Thursday, March 31, 2022
12:00 – 1:00 p.m.

In-person:  Dodson Room (Room 302, 3rd floor, IKBLC) (*)
Online: via Zoom

Registration is required. Please complete the form below.

(*) The event has reached its maximum number of in-person participants. You are welcome to join this talk online, via Zoom. You will receive the meeting details after submitting your registration.

 

Abstract

Digital media’s reproducibility and peer-interaction have shaped new forms of technological sociality. Through diverse studies in unauthorized reproduction, I have been exploring the cultural, legal, and political-economic significance of legal and illegal sharing practices over the past decade. Why are digital pirates worth thinking with? In order to gain some historical perspective on what seems like a very recent phenomenon, I go back to early modern histories of trade, colonial law, and maritime piracy. Pursuing these very broad frames, I have found myself contending with an ecology of thieves and a multitude of sharing technologies, rather than simply individual pirate copiers and the question of where the tort lies in cases of digital theft. These diverse studies in unauthorized production have left me with a model of the mutual constitution of media reproduction and distribution, looting and order, the licit and the illicit.

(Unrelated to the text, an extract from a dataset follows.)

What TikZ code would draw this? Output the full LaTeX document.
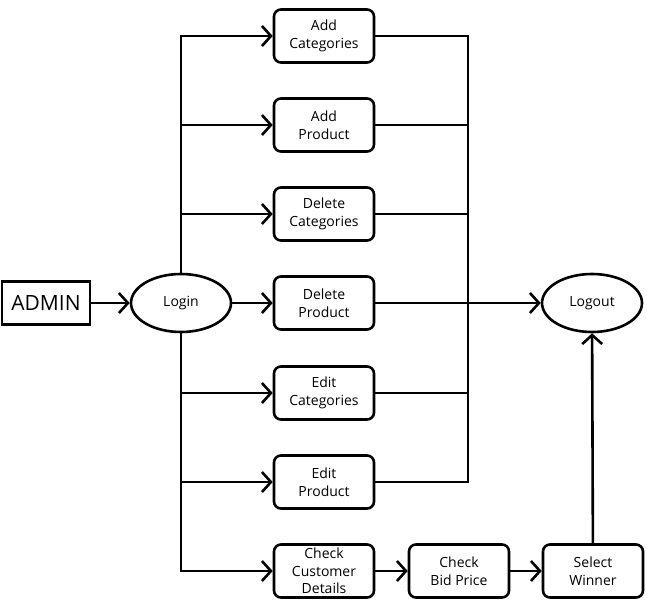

In this lecture, I share the paths, taken and not taken, in this project and reflect on the nature of property law, digital personhood, and interdisciplinary knowledge production.

 

Speaker Bio

Kavita Philip is a historian of science and technology who has written about nineteenth-century environmental knowledge in British India, information technology in post-colonial India, and the intersections of art, science fiction, and social activism with science and technology. She is the author of Civilizing Natures (2004), and Studies in Unauthorized Reproduction (forthcoming, MIT Press), as well as co-editor of five volumes curating new interdisciplinary work in radical history, art, activism, computing, and public policy.